THE EXERCISE ::
Nothing after the line with "const cMin = 0.785, cMax = 1.36;" belongs in the copy; extract the lines below from the top through that line, pictures left out.

(Entries with chart source code)

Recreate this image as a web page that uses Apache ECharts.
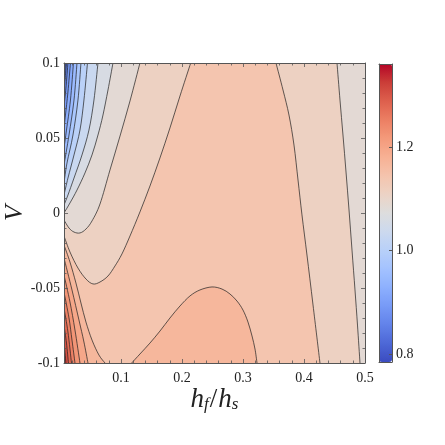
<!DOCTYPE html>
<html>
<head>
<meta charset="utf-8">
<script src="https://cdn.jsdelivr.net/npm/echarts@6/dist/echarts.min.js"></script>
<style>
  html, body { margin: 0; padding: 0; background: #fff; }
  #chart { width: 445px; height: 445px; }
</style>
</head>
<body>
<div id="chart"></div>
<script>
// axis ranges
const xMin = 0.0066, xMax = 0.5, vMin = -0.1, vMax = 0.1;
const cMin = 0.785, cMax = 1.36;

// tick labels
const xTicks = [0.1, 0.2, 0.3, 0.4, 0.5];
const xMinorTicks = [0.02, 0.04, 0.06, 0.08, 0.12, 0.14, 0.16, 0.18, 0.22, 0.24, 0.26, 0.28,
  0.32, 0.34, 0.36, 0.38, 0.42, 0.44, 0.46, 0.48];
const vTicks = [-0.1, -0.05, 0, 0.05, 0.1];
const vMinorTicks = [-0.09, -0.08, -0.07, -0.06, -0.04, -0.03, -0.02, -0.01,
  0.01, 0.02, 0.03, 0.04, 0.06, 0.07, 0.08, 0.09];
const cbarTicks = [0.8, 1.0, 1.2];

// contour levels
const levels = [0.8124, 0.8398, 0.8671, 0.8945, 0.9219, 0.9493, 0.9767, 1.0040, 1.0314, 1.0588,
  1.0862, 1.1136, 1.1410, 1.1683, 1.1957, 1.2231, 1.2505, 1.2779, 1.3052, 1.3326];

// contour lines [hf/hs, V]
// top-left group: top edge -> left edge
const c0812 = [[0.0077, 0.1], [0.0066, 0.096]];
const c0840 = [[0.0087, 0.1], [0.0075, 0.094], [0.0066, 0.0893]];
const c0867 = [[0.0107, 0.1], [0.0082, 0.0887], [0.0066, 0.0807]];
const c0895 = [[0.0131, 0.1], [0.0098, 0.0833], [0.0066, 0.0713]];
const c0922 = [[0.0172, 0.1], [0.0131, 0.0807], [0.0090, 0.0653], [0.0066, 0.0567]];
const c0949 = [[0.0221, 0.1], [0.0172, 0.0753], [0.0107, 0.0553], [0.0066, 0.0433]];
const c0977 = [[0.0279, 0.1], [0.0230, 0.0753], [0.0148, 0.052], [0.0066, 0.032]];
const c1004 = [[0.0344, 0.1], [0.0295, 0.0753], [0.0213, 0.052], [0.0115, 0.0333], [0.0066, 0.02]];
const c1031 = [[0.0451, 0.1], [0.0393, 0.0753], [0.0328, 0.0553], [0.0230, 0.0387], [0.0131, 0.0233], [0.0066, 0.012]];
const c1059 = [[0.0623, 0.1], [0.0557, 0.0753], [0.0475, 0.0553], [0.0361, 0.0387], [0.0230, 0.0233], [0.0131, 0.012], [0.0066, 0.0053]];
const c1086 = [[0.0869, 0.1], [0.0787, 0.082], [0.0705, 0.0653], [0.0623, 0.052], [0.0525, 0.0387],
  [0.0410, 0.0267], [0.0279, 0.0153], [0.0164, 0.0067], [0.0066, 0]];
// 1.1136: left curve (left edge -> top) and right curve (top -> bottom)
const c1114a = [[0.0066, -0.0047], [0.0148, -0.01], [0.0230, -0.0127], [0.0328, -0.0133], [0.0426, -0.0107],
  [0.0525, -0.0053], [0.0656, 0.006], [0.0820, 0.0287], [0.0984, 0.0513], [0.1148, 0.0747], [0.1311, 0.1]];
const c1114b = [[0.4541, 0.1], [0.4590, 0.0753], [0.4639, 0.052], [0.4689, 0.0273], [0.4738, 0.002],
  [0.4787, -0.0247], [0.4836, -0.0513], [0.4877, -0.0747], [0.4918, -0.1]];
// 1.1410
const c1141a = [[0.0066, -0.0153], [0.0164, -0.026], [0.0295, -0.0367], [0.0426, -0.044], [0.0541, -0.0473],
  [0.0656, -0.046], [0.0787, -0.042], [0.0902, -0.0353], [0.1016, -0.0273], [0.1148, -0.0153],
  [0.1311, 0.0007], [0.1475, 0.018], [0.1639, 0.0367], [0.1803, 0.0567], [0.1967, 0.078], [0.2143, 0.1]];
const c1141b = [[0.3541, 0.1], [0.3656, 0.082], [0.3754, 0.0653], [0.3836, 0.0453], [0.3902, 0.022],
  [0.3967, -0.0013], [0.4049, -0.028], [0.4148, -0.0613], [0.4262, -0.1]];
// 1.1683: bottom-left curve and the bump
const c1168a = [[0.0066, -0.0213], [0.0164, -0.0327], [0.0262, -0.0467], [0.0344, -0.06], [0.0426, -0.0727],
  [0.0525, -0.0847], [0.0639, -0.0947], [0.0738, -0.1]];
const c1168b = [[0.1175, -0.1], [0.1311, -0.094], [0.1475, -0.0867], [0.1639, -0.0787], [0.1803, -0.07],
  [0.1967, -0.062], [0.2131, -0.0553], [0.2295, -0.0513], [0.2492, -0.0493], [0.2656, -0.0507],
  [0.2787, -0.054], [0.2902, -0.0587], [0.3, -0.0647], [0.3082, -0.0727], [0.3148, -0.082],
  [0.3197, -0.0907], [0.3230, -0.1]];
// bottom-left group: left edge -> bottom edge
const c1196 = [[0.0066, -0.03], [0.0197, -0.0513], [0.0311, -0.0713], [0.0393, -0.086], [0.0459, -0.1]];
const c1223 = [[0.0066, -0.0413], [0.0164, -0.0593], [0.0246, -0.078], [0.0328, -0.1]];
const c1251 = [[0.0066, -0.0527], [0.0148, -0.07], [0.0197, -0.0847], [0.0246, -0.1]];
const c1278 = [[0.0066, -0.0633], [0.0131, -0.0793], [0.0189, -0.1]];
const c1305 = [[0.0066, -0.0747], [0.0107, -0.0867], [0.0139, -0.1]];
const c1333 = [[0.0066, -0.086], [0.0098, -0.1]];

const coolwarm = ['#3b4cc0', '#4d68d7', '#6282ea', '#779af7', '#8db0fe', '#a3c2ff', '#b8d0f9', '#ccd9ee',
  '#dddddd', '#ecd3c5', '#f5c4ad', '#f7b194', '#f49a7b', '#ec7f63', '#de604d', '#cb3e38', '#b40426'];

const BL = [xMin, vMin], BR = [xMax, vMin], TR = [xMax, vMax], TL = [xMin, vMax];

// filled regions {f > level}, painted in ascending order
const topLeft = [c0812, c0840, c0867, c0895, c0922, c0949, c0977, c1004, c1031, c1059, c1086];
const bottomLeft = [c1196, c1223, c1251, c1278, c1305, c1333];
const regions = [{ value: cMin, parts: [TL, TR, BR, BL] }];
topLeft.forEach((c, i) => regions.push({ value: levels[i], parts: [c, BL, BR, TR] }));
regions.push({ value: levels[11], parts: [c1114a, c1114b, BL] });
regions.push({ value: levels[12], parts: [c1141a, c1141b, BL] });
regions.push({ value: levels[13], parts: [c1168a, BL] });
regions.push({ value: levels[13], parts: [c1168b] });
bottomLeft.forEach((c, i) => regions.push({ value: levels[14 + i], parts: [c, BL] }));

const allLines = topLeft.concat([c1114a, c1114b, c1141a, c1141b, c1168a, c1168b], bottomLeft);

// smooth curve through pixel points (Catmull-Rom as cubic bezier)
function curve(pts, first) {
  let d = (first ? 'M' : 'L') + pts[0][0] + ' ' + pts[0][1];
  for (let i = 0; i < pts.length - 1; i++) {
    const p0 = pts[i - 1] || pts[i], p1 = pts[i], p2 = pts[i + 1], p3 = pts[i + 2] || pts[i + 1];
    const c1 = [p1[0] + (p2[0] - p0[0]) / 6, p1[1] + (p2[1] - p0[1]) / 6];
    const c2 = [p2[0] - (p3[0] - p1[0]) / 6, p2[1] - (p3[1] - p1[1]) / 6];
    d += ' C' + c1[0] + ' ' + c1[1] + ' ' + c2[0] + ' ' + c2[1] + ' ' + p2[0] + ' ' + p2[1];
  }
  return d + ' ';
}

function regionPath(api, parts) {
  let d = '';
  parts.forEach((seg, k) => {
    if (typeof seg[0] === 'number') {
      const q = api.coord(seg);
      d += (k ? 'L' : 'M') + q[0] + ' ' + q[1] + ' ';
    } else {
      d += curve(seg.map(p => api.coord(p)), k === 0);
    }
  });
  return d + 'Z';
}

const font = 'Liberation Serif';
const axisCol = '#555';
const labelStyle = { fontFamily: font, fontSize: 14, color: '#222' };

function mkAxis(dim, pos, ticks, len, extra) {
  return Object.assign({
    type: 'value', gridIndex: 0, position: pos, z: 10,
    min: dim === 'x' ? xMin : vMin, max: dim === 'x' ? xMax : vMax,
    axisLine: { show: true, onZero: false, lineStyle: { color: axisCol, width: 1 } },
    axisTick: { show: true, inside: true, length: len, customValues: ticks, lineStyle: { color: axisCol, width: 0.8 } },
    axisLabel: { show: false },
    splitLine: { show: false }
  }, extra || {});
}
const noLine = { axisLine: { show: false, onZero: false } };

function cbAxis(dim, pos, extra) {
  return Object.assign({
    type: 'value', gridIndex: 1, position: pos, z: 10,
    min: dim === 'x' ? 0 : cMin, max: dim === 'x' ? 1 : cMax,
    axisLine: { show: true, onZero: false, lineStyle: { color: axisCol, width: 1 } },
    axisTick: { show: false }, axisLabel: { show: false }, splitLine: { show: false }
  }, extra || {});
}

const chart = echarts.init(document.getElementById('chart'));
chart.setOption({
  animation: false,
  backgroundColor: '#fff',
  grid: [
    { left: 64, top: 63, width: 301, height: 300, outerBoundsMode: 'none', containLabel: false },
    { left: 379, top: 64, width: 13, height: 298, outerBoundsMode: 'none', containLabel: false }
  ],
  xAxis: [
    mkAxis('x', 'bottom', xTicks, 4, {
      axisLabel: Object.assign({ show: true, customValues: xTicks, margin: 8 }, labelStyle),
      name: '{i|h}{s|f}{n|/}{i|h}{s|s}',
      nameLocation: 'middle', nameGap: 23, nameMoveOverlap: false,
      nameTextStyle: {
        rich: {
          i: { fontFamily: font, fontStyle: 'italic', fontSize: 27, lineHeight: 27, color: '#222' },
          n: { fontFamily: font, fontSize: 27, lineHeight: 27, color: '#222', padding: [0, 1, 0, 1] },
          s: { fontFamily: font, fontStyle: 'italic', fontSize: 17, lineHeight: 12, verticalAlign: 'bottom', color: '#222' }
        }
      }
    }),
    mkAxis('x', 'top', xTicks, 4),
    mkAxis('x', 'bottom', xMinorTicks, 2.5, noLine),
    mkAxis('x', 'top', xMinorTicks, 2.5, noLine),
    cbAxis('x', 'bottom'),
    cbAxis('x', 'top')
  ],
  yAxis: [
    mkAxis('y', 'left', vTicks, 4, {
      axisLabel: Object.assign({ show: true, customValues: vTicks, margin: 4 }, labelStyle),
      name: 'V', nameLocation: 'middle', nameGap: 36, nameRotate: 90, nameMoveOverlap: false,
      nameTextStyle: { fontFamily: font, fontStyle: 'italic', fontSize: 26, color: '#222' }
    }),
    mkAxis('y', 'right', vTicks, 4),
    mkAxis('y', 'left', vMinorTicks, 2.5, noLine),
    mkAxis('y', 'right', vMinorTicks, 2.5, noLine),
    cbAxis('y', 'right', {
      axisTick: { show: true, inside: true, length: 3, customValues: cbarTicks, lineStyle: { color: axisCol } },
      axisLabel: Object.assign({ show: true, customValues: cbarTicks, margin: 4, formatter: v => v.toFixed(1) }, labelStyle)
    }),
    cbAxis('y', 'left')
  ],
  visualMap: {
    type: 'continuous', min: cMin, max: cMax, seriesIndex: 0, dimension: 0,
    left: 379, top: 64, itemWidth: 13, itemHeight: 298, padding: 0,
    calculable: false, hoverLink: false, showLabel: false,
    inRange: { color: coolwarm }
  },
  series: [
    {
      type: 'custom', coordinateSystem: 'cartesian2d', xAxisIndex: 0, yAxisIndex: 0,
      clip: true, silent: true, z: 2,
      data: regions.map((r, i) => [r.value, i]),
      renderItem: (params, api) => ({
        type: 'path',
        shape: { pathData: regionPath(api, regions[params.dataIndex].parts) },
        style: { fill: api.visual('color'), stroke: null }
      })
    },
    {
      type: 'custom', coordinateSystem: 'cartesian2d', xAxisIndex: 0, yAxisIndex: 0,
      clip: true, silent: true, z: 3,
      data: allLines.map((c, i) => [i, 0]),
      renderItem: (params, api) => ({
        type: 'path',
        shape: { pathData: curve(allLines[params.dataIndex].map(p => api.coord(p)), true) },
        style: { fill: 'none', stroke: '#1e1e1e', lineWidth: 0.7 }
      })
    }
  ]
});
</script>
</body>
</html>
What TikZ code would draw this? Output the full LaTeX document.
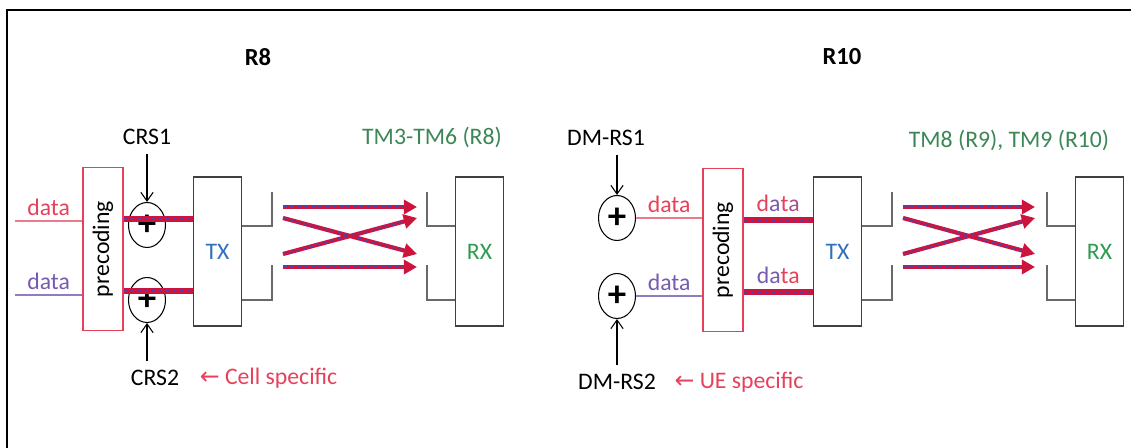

WRITTEN ANSWER ::
Recreate this image as a web page that uses Apache ECharts.
<!DOCTYPE html>
<html>
<head>
<meta charset="utf-8">
<script src="https://cdn.jsdelivr.net/npm/echarts@6/dist/echarts.min.js"></script>
<style>
  html, body { margin: 0; padding: 0; background: #fff; }
  #chart { width: 445px; height: 445px; }
</style>
</head>
<body>
<div id="chart"></div>
<script>
// axis ranges
const xMin = 0.0066, xMax = 0.5, vMin = -0.1, vMax = 0.1;
const cMin = 0.785, cMax = 1.36;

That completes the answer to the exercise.